Entries with chart source code:
┌──
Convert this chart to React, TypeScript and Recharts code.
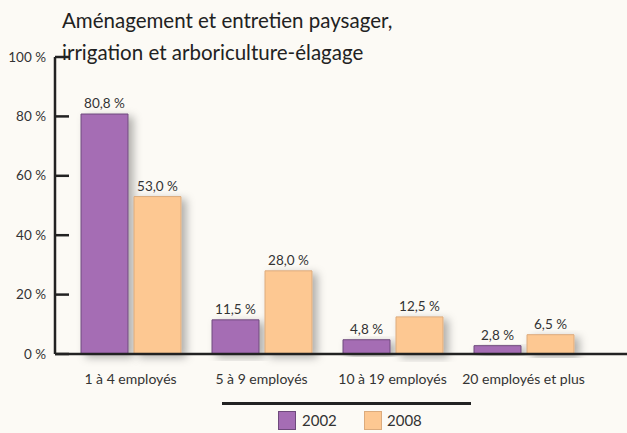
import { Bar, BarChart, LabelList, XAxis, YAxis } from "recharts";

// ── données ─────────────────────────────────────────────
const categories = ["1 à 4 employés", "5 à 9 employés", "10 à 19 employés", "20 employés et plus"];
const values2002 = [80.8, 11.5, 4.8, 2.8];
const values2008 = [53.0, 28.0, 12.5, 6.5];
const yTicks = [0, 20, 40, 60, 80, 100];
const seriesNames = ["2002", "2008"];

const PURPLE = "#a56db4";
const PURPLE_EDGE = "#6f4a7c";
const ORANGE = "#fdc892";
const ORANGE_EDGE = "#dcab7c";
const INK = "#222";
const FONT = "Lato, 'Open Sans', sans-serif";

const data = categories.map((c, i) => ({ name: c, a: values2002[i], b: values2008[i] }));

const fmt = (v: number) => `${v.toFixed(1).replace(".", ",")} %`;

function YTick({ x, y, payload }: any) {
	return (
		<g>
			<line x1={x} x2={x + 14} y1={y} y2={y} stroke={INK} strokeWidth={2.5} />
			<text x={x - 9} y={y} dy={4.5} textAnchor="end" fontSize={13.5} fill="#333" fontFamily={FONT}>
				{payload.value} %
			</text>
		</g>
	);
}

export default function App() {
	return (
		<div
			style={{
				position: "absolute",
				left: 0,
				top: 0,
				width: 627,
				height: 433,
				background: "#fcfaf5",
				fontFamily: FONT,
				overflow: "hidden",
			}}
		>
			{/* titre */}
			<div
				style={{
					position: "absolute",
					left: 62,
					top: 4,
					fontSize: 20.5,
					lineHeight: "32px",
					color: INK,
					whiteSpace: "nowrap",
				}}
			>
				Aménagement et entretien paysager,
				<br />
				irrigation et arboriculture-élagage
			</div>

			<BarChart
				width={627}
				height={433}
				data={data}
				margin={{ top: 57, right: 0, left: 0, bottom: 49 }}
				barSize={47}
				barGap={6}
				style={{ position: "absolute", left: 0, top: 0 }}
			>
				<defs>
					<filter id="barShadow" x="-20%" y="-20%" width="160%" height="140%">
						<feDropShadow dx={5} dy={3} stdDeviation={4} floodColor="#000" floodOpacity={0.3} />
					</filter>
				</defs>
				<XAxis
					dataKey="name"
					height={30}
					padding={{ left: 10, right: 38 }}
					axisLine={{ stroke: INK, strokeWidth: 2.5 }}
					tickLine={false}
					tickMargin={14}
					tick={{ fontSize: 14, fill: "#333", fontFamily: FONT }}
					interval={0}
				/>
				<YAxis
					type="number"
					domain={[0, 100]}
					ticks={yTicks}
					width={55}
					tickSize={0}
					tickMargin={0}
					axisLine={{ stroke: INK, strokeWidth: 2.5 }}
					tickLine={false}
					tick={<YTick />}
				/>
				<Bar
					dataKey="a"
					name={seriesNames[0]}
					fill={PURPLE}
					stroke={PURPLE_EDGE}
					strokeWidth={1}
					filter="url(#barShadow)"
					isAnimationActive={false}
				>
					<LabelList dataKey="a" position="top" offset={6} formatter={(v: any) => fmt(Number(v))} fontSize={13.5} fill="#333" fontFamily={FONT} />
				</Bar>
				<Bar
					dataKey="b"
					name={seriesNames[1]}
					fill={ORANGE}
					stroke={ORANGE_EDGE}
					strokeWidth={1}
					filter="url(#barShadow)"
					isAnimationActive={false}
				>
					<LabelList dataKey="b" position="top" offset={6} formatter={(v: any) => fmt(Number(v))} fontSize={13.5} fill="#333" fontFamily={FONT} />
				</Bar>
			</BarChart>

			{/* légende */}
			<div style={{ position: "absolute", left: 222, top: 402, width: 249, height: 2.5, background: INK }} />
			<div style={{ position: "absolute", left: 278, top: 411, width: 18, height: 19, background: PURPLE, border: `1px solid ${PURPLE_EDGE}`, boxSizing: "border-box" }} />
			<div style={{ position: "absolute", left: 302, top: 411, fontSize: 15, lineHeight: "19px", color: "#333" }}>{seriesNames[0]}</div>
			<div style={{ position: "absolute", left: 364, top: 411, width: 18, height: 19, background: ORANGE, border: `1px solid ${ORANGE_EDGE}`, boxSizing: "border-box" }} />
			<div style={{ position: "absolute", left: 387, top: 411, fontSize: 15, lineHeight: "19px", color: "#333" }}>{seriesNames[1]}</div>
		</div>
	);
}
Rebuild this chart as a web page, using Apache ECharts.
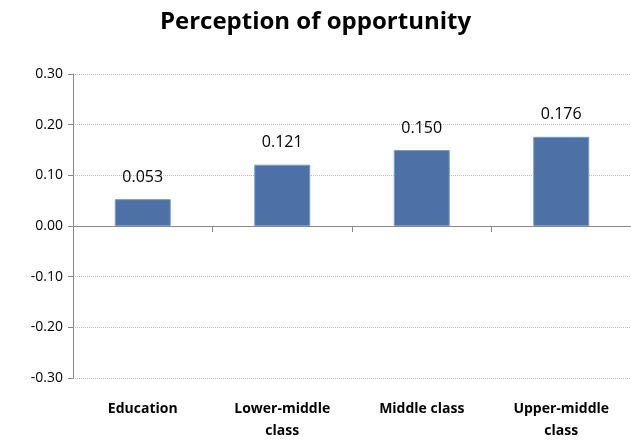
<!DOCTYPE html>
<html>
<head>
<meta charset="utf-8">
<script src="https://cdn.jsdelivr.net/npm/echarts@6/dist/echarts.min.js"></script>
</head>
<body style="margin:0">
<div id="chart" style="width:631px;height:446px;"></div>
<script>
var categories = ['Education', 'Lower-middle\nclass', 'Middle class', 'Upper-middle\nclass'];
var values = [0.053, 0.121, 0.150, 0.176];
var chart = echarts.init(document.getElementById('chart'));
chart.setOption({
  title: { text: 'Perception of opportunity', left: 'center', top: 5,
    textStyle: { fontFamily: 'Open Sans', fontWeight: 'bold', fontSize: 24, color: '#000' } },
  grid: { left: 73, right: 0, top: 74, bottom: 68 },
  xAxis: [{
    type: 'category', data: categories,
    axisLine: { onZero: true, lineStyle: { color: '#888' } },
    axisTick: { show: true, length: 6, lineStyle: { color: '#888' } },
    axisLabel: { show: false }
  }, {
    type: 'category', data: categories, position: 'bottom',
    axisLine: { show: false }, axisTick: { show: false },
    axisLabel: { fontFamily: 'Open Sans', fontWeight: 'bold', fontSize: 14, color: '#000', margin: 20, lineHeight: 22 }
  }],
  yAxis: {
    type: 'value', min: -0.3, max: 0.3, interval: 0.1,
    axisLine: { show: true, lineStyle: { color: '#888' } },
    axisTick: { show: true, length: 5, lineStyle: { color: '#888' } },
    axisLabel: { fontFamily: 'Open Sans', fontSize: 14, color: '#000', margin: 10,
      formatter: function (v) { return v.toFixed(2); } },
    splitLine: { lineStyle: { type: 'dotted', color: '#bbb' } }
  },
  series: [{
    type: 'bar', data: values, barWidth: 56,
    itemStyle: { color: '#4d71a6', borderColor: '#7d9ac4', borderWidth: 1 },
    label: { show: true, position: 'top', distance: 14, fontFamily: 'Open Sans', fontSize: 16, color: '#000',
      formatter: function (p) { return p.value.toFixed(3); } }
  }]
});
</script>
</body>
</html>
└──
Task prompt
Nothing but the pictures may be dropped; output the records above exactly.

Complete output
Convert this chart to React, TypeScript and Recharts code.
import { Bar, BarChart, LabelList, XAxis, YAxis } from "recharts";

// ── données ─────────────────────────────────────────────
const categories = ["1 à 4 employés", "5 à 9 employés", "10 à 19 employés", "20 employés et plus"];
const values2002 = [80.8, 11.5, 4.8, 2.8];
const values2008 = [53.0, 28.0, 12.5, 6.5];
const yTicks = [0, 20, 40, 60, 80, 100];
const seriesNames = ["2002", "2008"];

const PURPLE = "#a56db4";
const PURPLE_EDGE = "#6f4a7c";
const ORANGE = "#fdc892";
const ORANGE_EDGE = "#dcab7c";
const INK = "#222";
const FONT = "Lato, 'Open Sans', sans-serif";

const data = categories.map((c, i) => ({ name: c, a: values2002[i], b: values2008[i] }));

const fmt = (v: number) => `${v.toFixed(1).replace(".", ",")} %`;

function YTick({ x, y, payload }: any) {
	return (
		<g>
			<line x1={x} x2={x + 14} y1={y} y2={y} stroke={INK} strokeWidth={2.5} />
			<text x={x - 9} y={y} dy={4.5} textAnchor="end" fontSize={13.5} fill="#333" fontFamily={FONT}>
				{payload.value} %
			</text>
		</g>
	);
}

export default function App() {
	return (
		<div
			style={{
				position: "absolute",
				left: 0,
				top: 0,
				width: 627,
				height: 433,
				background: "#fcfaf5",
				fontFamily: FONT,
				overflow: "hidden",
			}}
		>
			{/* titre */}
			<div
				style={{
					position: "absolute",
					left: 62,
					top: 4,
					fontSize: 20.5,
					lineHeight: "32px",
					color: INK,
					whiteSpace: "nowrap",
				}}
			>
				Aménagement et entretien paysager,
				<br />
				irrigation et arboriculture-élagage
			</div>

			<BarChart
				width={627}
				height={433}
				data={data}
				margin={{ top: 57, right: 0, left: 0, bottom: 49 }}
				barSize={47}
				barGap={6}
				style={{ position: "absolute", left: 0, top: 0 }}
			>
				<defs>
					<filter id="barShadow" x="-20%" y="-20%" width="160%" height="140%">
						<feDropShadow dx={5} dy={3} stdDeviation={4} floodColor="#000" floodOpacity={0.3} />
					</filter>
				</defs>
				<XAxis
					dataKey="name"
					height={30}
					padding={{ left: 10, right: 38 }}
					axisLine={{ stroke: INK, strokeWidth: 2.5 }}
					tickLine={false}
					tickMargin={14}
					tick={{ fontSize: 14, fill: "#333", fontFamily: FONT }}
					interval={0}
				/>
				<YAxis
					type="number"
					domain={[0, 100]}
					ticks={yTicks}
					width={55}
					tickSize={0}
					tickMargin={0}
					axisLine={{ stroke: INK, strokeWidth: 2.5 }}
					tickLine={false}
					tick={<YTick />}
				/>
				<Bar
					dataKey="a"
					name={seriesNames[0]}
					fill={PURPLE}
					stroke={PURPLE_EDGE}
					strokeWidth={1}
					filter="url(#barShadow)"
					isAnimationActive={false}
				>
					<LabelList dataKey="a" position="top" offset={6} formatter={(v: any) => fmt(Number(v))} fontSize={13.5} fill="#333" fontFamily={FONT} />
				</Bar>
				<Bar
					dataKey="b"
					name={seriesNames[1]}
					fill={ORANGE}
					stroke={ORANGE_EDGE}
					strokeWidth={1}
					filter="url(#barShadow)"
					isAnimationActive={false}
				>
					<LabelList dataKey="b" position="top" offset={6} formatter={(v: any) => fmt(Number(v))} fontSize={13.5} fill="#333" fontFamily={FONT} />
				</Bar>
			</BarChart>

			{/* légende */}
			<div style={{ position: "absolute", left: 222, top: 402, width: 249, height: 2.5, background: INK }} />
			<div style={{ position: "absolute", left: 278, top: 411, width: 18, height: 19, background: PURPLE, border: `1px solid ${PURPLE_EDGE}`, boxSizing: "border-box" }} />
			<div style={{ position: "absolute", left: 302, top: 411, fontSize: 15, lineHeight: "19px", color: "#333" }}>{seriesNames[0]}</div>
			<div style={{ position: "absolute", left: 364, top: 411, width: 18, height: 19, background: ORANGE, border: `1px solid ${ORANGE_EDGE}`, boxSizing: "border-box" }} />
			<div style={{ position: "absolute", left: 387, top: 411, fontSize: 15, lineHeight: "19px", color: "#333" }}>{seriesNames[1]}</div>
		</div>
	);
}
Rebuild this chart as a web page, using Apache ECharts.
<!DOCTYPE html>
<html>
<head>
<meta charset="utf-8">
<script src="https://cdn.jsdelivr.net/npm/echarts@6/dist/echarts.min.js"></script>
</head>
<body style="margin:0">
<div id="chart" style="width:631px;height:446px;"></div>
<script>
var categories = ['Education', 'Lower-middle\nclass', 'Middle class', 'Upper-middle\nclass'];
var values = [0.053, 0.121, 0.150, 0.176];
var chart = echarts.init(document.getElementById('chart'));
chart.setOption({
  title: { text: 'Perception of opportunity', left: 'center', top: 5,
    textStyle: { fontFamily: 'Open Sans', fontWeight: 'bold', fontSize: 24, color: '#000' } },
  grid: { left: 73, right: 0, top: 74, bottom: 68 },
  xAxis: [{
    type: 'category', data: categories,
    axisLine: { onZero: true, lineStyle: { color: '#888' } },
    axisTick: { show: true, length: 6, lineStyle: { color: '#888' } },
    axisLabel: { show: false }
  }, {
    type: 'category', data: categories, position: 'bottom',
    axisLine: { show: false }, axisTick: { show: false },
    axisLabel: { fontFamily: 'Open Sans', fontWeight: 'bold', fontSize: 14, color: '#000', margin: 20, lineHeight: 22 }
  }],
  yAxis: {
    type: 'value', min: -0.3, max: 0.3, interval: 0.1,
    axisLine: { show: true, lineStyle: { color: '#888' } },
    axisTick: { show: true, length: 5, lineStyle: { color: '#888' } },
    axisLabel: { fontFamily: 'Open Sans', fontSize: 14, color: '#000', margin: 10,
      formatter: function (v) { return v.toFixed(2); } },
    splitLine: { lineStyle: { type: 'dotted', color: '#bbb' } }
  },
  series: [{
    type: 'bar', data: values, barWidth: 56,
    itemStyle: { color: '#4d71a6', borderColor: '#7d9ac4', borderWidth: 1 },
    label: { show: true, position: 'top', distance: 14, fontFamily: 'Open Sans', fontSize: 16, color: '#000',
      formatter: function (p) { return p.value.toFixed(3); } }
  }]
});
</script>
</body>
</html>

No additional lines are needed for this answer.